|Quoting Flybyguy (Thread starter):|
My question is that if Y is so unprofitable across the pond, why do airlines even bother having them if they offer multiple classes of service?
One of the main reasons is that the concept of free and open skies is very, very new. And thus in the past, all flights would need to be approved by both governments in some capacity.
The more overall pax an airline would take on a route, the more likely the governments would be to accept that route, because it would maximize tourism and business.
That's still the case with most bilaterals. If some airline were to propose an all J route between SFO
and China on a theoretical longer range 737, no matter how logical it might or might not be, senators from other states would object and play the "populace/class" card and say the country would benefit more from having UA
fly a 744 instead.
Further, for those routes with limited access, it artificially limits supply, and with the past regulated fares, it allowed for all airlines to profit. Once regulation went away, the limited supply is still a tool to keep the prices of all fares up.
Once skies completely open, various adjustments to routes, frequencies, and capacity happen. But there is quite a bit of legacy thinking and metal to deal with even in those cases. The launch of a massive 757 assault on the TATL market is finally bringing a new way of thinking to that market, which has been relatively open for a long time (certain airports excepted). One would expect that in the future, a 737 and A320 replacement would be designed specifically for this market.
You see some carriers like LH
and Suiss offering some all J products now, now that they are private and free to do what is best for them rather than what is best for some minister's district. You see others like BA
creating high premium configurations, and carriers like NH
doing the same, when the routes demand it, even if it means decreasing Y capacity. You see all premium startups (without legacy structure) try to offer premium only, since they don't want to "subsidize" Y, but the question is can you do without Y entirely and still run a viable airline...

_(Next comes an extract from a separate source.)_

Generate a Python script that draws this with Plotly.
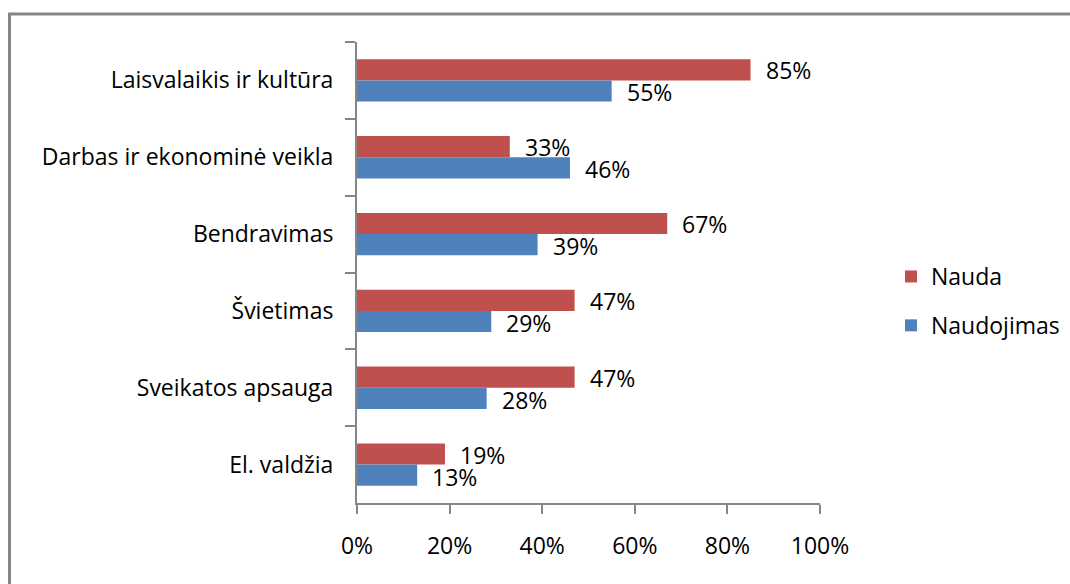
import plotly.graph_objects as go

# Survey categories, top to bottom
categories = [
    "Laisvalaikis ir kultūra",
    "Darbas ir ekonominė veikla",
    "Bendravimas",
    "Švietimas",
    "Sveikatos apsauga",
    "El. valdžia",
]
nauda = [0.85, 0.33, 0.67, 0.47, 0.47, 0.19]
naudojimas = [0.55, 0.46, 0.39, 0.29, 0.28, 0.13]
x_ticks = [0, 0.2, 0.4, 0.6, 0.8, 1.0]
x_tick_labels = ["0%", "20%", "40%", "60%", "80%", "100%"]

RED = "#C0504D"
BLUE = "#4F81BD"
GRAY = "#868686"
FONT = "Open Sans"
FS = 23

W, H = 1070, 584
ML, MR, MT, MB = 357, 250, 42, 81
PW, PH = W - ML - MR, H - MT - MB

fig = go.Figure()
fig.add_trace(go.Bar(
    name="Nauda", y=categories, x=nauda, orientation="h",
    marker=dict(color=RED, line=dict(width=0)), legendgroup="a",
))
fig.add_trace(go.Bar(
    name="Naudojimas", y=categories, x=naudojimas, orientation="h",
    marker=dict(color=BLUE, line=dict(width=0)), legendgroup="b",
))

# value labels to the right of each bar
annotations = []
for cat, a, b in zip(categories, nauda, naudojimas):
    for val, shift in ((a, 10), (b, -12)):
        annotations.append(dict(
            x=val, y=cat, xref="x", yref="y", text=f"{round(val * 100)}%",
            showarrow=False, xanchor="left", yanchor="middle",
            xshift=13, yshift=shift, font=dict(family=FONT, size=FS, color="#000"),
        ))

# outer frame of the chart area (left and top edges visible)
x0 = (9.5 - ML) / PW
y0 = 1 + (MT - 14) / PH
shapes = [dict(
    type="path", xref="paper", yref="paper",
    path=f"M {x0},-0.5 L {x0},{y0} L 1.6,{y0}",
    line=dict(color=GRAY, width=3),
)]

fig.update_layout(
    width=W, height=H,
    margin=dict(l=ML, r=MR, t=MT, b=MB, pad=0, autoexpand=False),
    paper_bgcolor="white", plot_bgcolor="white",
    barmode="group", bargap=0.45, bargroupgap=0,
    font=dict(family=FONT, size=FS, color="#000"),
    xaxis=dict(
        range=[0, 1], tickvals=x_ticks, ticktext=x_tick_labels,
        showgrid=False, zeroline=False, showline=True, linecolor=GRAY, linewidth=2,
        ticks="outside", ticklen=9, tickcolor=GRAY, tickwidth=1.5,
        ticklabelstandoff=12, tickfont=dict(family=FONT, size=FS, color="#000"),
    ),
    yaxis=dict(
        type="category", autorange="reversed", tickson="boundaries",
        showgrid=False, zeroline=False, showline=True, linecolor=GRAY, linewidth=2,
        ticks="outside", ticklen=10, tickcolor=GRAY, tickwidth=1.5,
        ticklabelstandoff=17, tickfont=dict(family=FONT, size=FS, color="#000"),
    ),
    legend=dict(
        x=(891 - ML) / PW, xanchor="left", y=1 - (301 - MT) / PH, yanchor="middle",
        font=dict(family=FONT, size=FS, color="#000"), tracegroupgap=16,
        bgcolor="rgba(0,0,0,0)", traceorder="grouped",
    ),
    annotations=annotations,
    shapes=shapes,
)

fig.write_html("out.html")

It's too soon to really know how it should all be. Too much legacy metal still in the air, too much legacy thinking is still employed in management, open skies agreements are all relatively new or still being negotiatied. But in 20 years, we'll see how much has changed.
Who knows. The next 737 and A320 versions might reintro the convertible concept, which would allow the same plane to offer Y seats in the summer, and be all J in the winter, and fly transatlantic. Or even be all J on days where there is demand for that, and offer Y on other days.
But one thing we can be sure of. How the industry looks 30 years from now will be very different than how it looked 30 years ago...
Of all the things to worry about... the Wookie has no pants.